The first thing he did was get a haircut. "You think my beard is long now, it was up to here," says James, pointing to the top of his cheekbones. "I looked like Tom Hanks in Castaway." He flew home to Ohio—yes, his home is still in Ohio—where he biked on his favorite off-road trail, as many as 70 miles through the hills between his house in Bath and Cleveland. He trained with his first coach at St. Vincent--St. Mary High, Keith Dambrot, who had barely worked with him since he was a rookie. "A lot of people are intimidated by LeBron, but he wants the truth," says Dambrot, now the coach at Akron. "He's not too big to take criticism. I told him, 'You have to do more things you don't want to do. You have to do more offensive and defensive rebounding, moving without the ball, all the basics that made you great going back to the beginning.'"
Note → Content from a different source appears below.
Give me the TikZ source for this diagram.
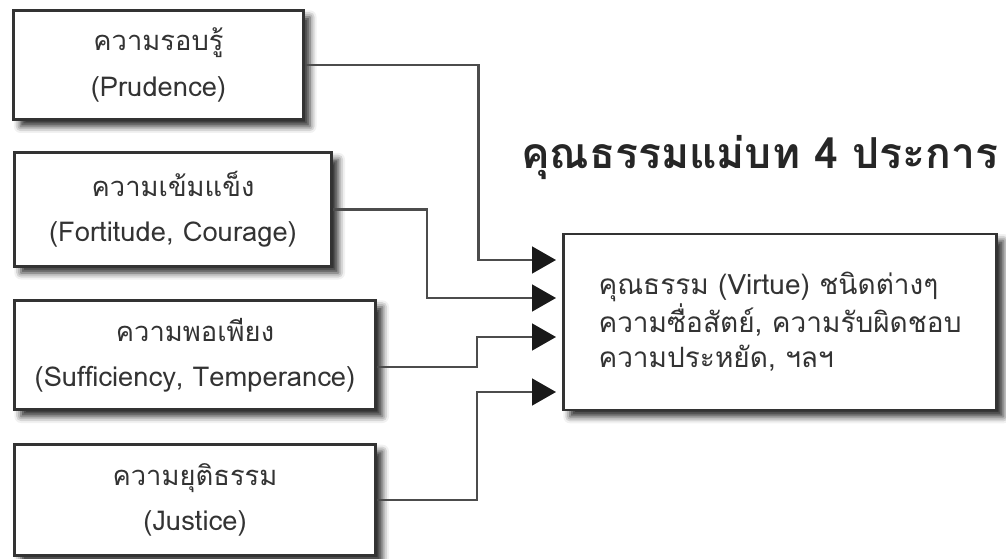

After the Heat acquired Cleveland State point guard Norris Cole on draft night, James invited him to Bath to work out. On a table in James's living room was a book about leadership called The Ant and the Elephant, a gift from a friend. James is not much of a reader, but he opted for the book over TV. "It's about an ant who is trying to find his way to this great place, this oasis, but the only way to get there is to train an elephant who wants to get there too," James says. "At one point the ant is on the elephant's back and they are walking through the sand and there is a pack of lions, and the elephant scares the lions off. The ant is like, I have the toughest friend in the world. But later that day the elephant sees a mouse, and he gets scared and runs away. The ant can't understand how this big creature could be so dominant over a pack of lions but so scared of a mouse. The ant has to train the elephant to let him know, You are the biggest, baddest thing out here." James pauses for a moment. As a member of a supposed juggernaut, he can relate to the ant. And as a 250-pound force of nature, he can relate to the elephant. "I took a lot from that," he says.